The Senior Staff Association of Statutory Corporations and Government-owned Companies (SSASCGOC) and Trade Union Congress (TUC) have expressed concerns regarding the removal of fuel subsidy and its potential impact on Nigerians and workers, saying they may not survive the effect amid receiving N30,000 monthly minimum wage.
President-general, SSASCGOC, Comrade Surajudeen Alakija, who is also the deputy president of TUC, emphasised the importance of stakeholder engagement before implementing such a decision.
He noted that the President’s inauguration day pronouncement had already resulted in a series of events, including the introduction of new fuel pump prices by the NNPCL.
Alakija, who stated this at the Quadrennial Delegates Conference of Maritime Branch, questioned the fate of subsidies already paid between now and June 30 and called for the government to engage workers to mitigate the effects of the subsidy removal.

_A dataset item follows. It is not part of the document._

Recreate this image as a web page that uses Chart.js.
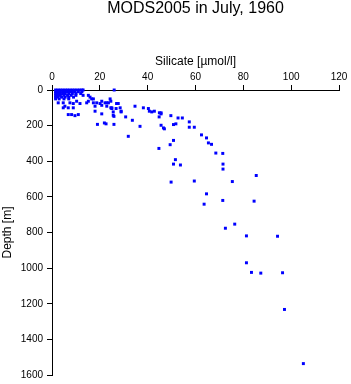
<!DOCTYPE html>
<html lang="en">
<head>
<meta charset="UTF-8">
<title>MODS2005 in July, 1960</title>
<script src="https://cdn.jsdelivr.net/npm/chart.js@4/dist/chart.umd.min.js"></script>
<style>
  html, body { margin: 0; padding: 0; background: #fff; }
</style>
</head>
<body>
<canvas id="chart" width="351" height="384"></canvas>
<script>
// Depth levels [m] and silicate values [µmol/l] read at each level
const depthLevels = [
  0, 10, 20, 30, 40, 50, 63, 72, 76, 86, 91, 100, 104, 119, 123, 128, 134, 138,
  142, 144, 148, 151, 157, 170, 179, 185, 190, 193, 194, 198, 204, 209, 213, 218,
  252, 260, 269, 283, 297, 305, 307, 328, 354, 356, 391, 416, 421, 444, 480, 511,
  514, 517, 583, 620, 624, 641, 753, 776, 819, 821, 970, 1024, 1026, 1028, 1232, 1536
];
const silicateByLevel = [
  [1.5, 2.5, 3.5, 4.5, 5.5, 6.5, 7.5, 8.5, 9.5, 10.5, 11.5, 12.5, 13, 26],
  [1.5, 2.5, 3.5, 4.5, 5.5, 6.5, 7.5, 8.5, 9.5, 11, 12.5],
  [1.5, 2.5, 3.5, 4.5, 5.5, 7, 8.5, 10, 12],
  [1.5, 2.5, 3.5, 5, 6.5, 8, 10, 13, 15.2],
  [1.5, 2.5, 4, 5.5, 7, 9, 15.9],
  [1.5, 3, 5, 7, 16.6, 17.3, 24.3],
  [10.3, 15.2, 20.8, 24.6],
  [2.6, 4.7, 7.5, 14.5, 17.3, 18.7, 22.2, 22.9, 23.6],
  [8.9, 11.7, 20.1, 27, 27.3, 27.7],
  [20.8],
  [5.4, 18, 22.9, 34.7],
  [4.7, 6.8, 8.9, 24.6, 25, 28.5, 38.2],
  [25, 26.8, 40.3],
  [18, 28.9, 40.7, 42.8],
  [25.6, 28.9, 41.7],
  [44.9, 45.6],
  [20.8, 45.6],
  [6.8, 8.2, 11],
  [25.6],
  [9.6, 49.7],
  [25.9],
  [30.8, 44.8],
  [52.7, 54.5],
  [33.6],
  [57.4],
  [21.9],
  [22.6, 51.8],
  [19, 25.9],
  [50.8],
  [45.6],
  [36.8],
  [57.4, 59.5],
  [46.6],
  [47],
  [62.5],
  [31.9],
  [64.6],
  [50.8],
  [65.4],
  [66.7],
  [49.4],
  [44.7],
  [68.5],
  [71.4],
  [51.6],
  [50.8, 71.5],
  [53.7],
  [71.5],
  [85.4],
  [59.5],
  [75.4],
  [49.8],
  [64.6],
  [71.4],
  [84.5],
  [63.6],
  [76.4],
  [72.5],
  [81.3],
  [94.3],
  [81.3],
  [83.4],
  [96.4],
  [87.3],
  [97.2],
  [105.1]
];

const points = [];
depthLevels.forEach((d, i) => {
  silicateByLevel[i].forEach(s => points.push({ x: s, y: d }));
});

Chart.defaults.font.family = '"Liberation Sans", Arial, Helvetica, sans-serif';
Chart.defaults.color = '#000';

const ctx = document.getElementById('chart').getContext('2d');
new Chart(ctx, {
  type: 'scatter',
  data: {
    datasets: [{
      data: points,
      pointStyle: 'rect',
      pointRadius: 2.1,
      pointHoverRadius: 2.1,
      backgroundColor: '#0000ff',
      borderWidth: 0,
      clip: false
    }]
  },
  options: {
    responsive: false,
    animation: false,
    events: [],
    layout: { padding: { left: 0, right: 12, top: 0, bottom: 9 } },
    plugins: {
      legend: { display: false },
      tooltip: { enabled: false },
      title: {
        display: true,
        text: 'MODS2005 in July, 1960',
        fullSize: false,
        color: '#000',
        font: { size: 16, weight: 'normal', lineHeight: 1 },
        padding: { top: 1, bottom: 0 }
      }
    },
    scales: {
      x: {
        type: 'linear',
        position: 'top',
        min: 0,
        max: 120,
        ticks: { stepSize: 20, font: { size: 10 }, padding: 2, maxRotation: 0,
                 callback: v => String(v) },
        grid: { drawOnChartArea: false, tickLength: 5, color: '#000' },
        border: { color: '#000', width: 1 },
        title: {
          display: true,
          text: 'Silicate [µmol/l]',
          font: { size: 12 },
          padding: { top: 37, bottom: 0 }
        },
        afterFit(scale) {
          scale.height = 73;
          scale.paddingLeft = 0;
          scale.paddingRight = 0;
        }
      },
      y: {
        type: 'linear',
        reverse: true,
        min: 0,
        max: 1600,
        ticks: { stepSize: 200, font: { size: 10 }, padding: 4,
                 callback: v => String(v) },
        grid: { drawOnChartArea: false, tickLength: 5, color: '#000' },
        border: { color: '#000', width: 1 },
        title: {
          display: true,
          text: 'Depth [m]',
          font: { size: 12 },
          padding: { top: 0, bottom: 0 }
        },
        afterFit(scale) {
          scale.width = 52;
          scale.paddingTop = 0;
          scale.paddingBottom = 0;
        }
      }
    }
  }
});
</script>
</body>
</html>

Alakija criticised the lack of transparency surrounding subsidy payments, referring to them as a scam.
He highlighted the absence of information on who received the subsidies and the substantial annual amounts involved.

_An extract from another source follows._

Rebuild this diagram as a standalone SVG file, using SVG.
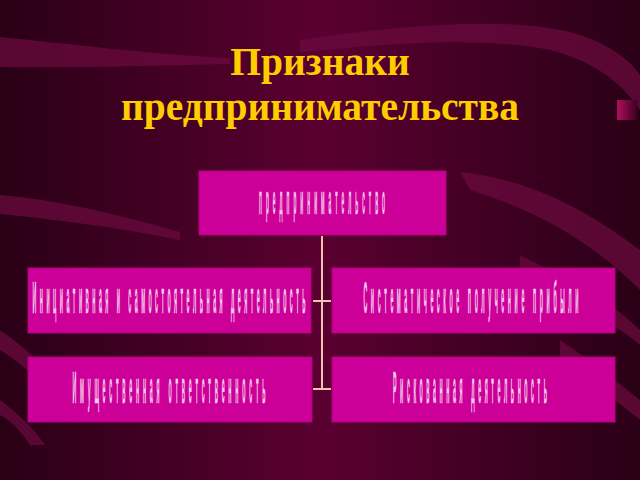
<svg xmlns="http://www.w3.org/2000/svg" width="640" height="480" viewBox="0 0 640 480">
<style>
.title{font-family:"Liberation Serif","Times New Roman",serif;font-weight:bold;font-size:39.5px;fill:#ffcc00;text-anchor:middle}
.box{fill:#cc0099;stroke:#b3007f;stroke-width:1}
.lbl{font-family:"Liberation Sans",Arial,sans-serif;font-weight:bold;fill:#f6cdea;stroke:#f6cdea;stroke-width:0.4;vector-effect:non-scaling-stroke;text-anchor:middle}
.conn{stroke:#f0c4b0;stroke-width:2;fill:none}
.rib{fill:#6a0a3e;opacity:0.75}
</style>
<defs>
<linearGradient id="bg" x1="0" y1="0" x2="1" y2="0">
<stop offset="0" stop-color="#2a0016"/>
<stop offset="0.5" stop-color="#5a0030"/>
<stop offset="1" stop-color="#2a0016"/>
</linearGradient>
<linearGradient id="tab" x1="0" y1="0" x2="1" y2="0">
<stop offset="0" stop-color="#b0105e"/>
<stop offset="1" stop-color="#3a0020"/>
</linearGradient>
</defs>
<g id="background">
<rect width="640" height="480" fill="url(#bg)"/>
<path class="rib" d="M0,37 C80,45 160,55 230,58 L230,64 C150,66 70,68 0,67 Z"/>
<path class="rib" d="M300,40 C400,25 520,15 580,35 C610,45 630,60 640,75 L640,110 C620,80 590,60 550,50 C470,35 380,45 300,52 Z"/>
<path class="rib" d="M0,195 C60,200 120,215 180,232 L180,240 C120,228 60,220 0,214 Z"/>
<path class="rib" d="M460,172 C540,180 600,220 640,250 L640,290 C600,250 550,215 470,190 Z"/>
<path class="rib" d="M520,255 C570,280 610,300 640,330 L640,345 C610,320 570,300 520,275 Z"/>
<path class="rib" d="M560,340 C590,360 615,380 640,400 L640,420 C615,400 590,380 560,365 Z"/>
<path class="rib" d="M0,330 C30,350 60,380 90,420 L70,420 C50,390 25,365 0,350 Z"/>
<path class="rib" d="M0,400 C20,415 35,430 45,445 L30,445 C20,430 10,420 0,415 Z"/>
<rect x="617" y="100" width="20" height="20" fill="url(#tab)"/>
</g>
<g id="title">
<text class="title" x="320" y="75">Признаки</text>
<text class="title" x="320" y="120">предпринимательства</text>
</g>
<g id="connectors">
<path class="conn" d="M322,236 V390"/>
<path class="conn" d="M313,301 H331"/>
<path class="conn" d="M313,389 H331"/>
</g>
<g id="node-top">
<rect class="box" x="199" y="171" width="247" height="64"/>
<text class="lbl" transform="translate(322,214) scale(0.12,1)" x="0" y="0" font-size="40" textLength="1050" lengthAdjust="spacing">предпринимательство</text>
</g>
<g id="node-initiative">
<rect class="box" x="28" y="268" width="283" height="65"/>
<text class="lbl" transform="translate(169,313) scale(0.12,1)" x="0" y="0" font-size="44" textLength="2275" lengthAdjust="spacing">Инициативная и самостоятельная деятельность</text>
</g>
<g id="node-profit">
<rect class="box" x="332" y="268" width="283" height="65"/>
<text class="lbl" transform="translate(471,313) scale(0.12,1)" x="0" y="0" font-size="44" textLength="1792" lengthAdjust="spacing">Систематическое получение прибыли</text>
</g>
<g id="node-property">
<rect class="box" x="28" y="357" width="284" height="65"/>
<text class="lbl" transform="translate(169,403) scale(0.12,1)" x="0" y="0" font-size="44" textLength="1608" lengthAdjust="spacing">Имущественная ответственность</text>
</g>
<g id="node-risk">
<rect class="box" x="332" y="357" width="283" height="65"/>
<text class="lbl" transform="translate(470,403) scale(0.12,1)" x="0" y="0" font-size="44" textLength="1283" lengthAdjust="spacing">Рискованная деятельность</text>
</g>
</svg>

While acknowledging the need for subsidy removal, Alakija shared a personal experience of purchasing fuel at an exorbitant price of N540 per liter, amounting to N10,800 for 20 litres. He contrasted this with the minimum wage in Nigeria, which stands at N30,000 monthly, equating to less than $50 at the current exchange rate.
Alakija questioned how an average Nigerian could survive under such circumstances and called for a roundtable discussion with stakeholders and the government to address the impact of subsidy removal.
Alakija mentioned the recent deadlock in the meeting between the Nigeria Labour Congress (NLC) and the federal government, expressing discomfort with the approach taken in the negotiations.
He emphasised the importance of a roundtable discussion to find a viable solution, incorporating statistical data, facts, and figures to determine what is achievable.
While acknowledging the significance of the Nigeria project, Alakija urged that no worker should be sacrificed in the process, highlighting the need to strike a balance between national development and workers’ welfare.
Joining the chorus, the outgoing president of SSASCGOC, Comrade Abdullahi Abubakar, said the removal will have effect on Nigerians as it affects all homes.
Abubakar also appealed to the federal government through the Ministries of Transportation and Works to expedite action on the dilapidated Quay Apron at Tin Can Island Port and that of Onne Port Access Road which is continuously (constant) resulting into litigation and loss of revenue.
He said amid the dreaded Covid-19 pandemic, the Union with her scarce check-off dues swung into action and procured protective materials alongside some immune boosting medicine (drugs) and reach-out to all staff that were reporting to the office.
“It is also on note that this outgoing administration is the first of its kind to reach out to members who were out of office for months as a result of ill health.
“It is also worthy of mention that with this scarce check-off dues, this administration went out of their way to procure vehicles for each zone which is the first of its kind,” he added.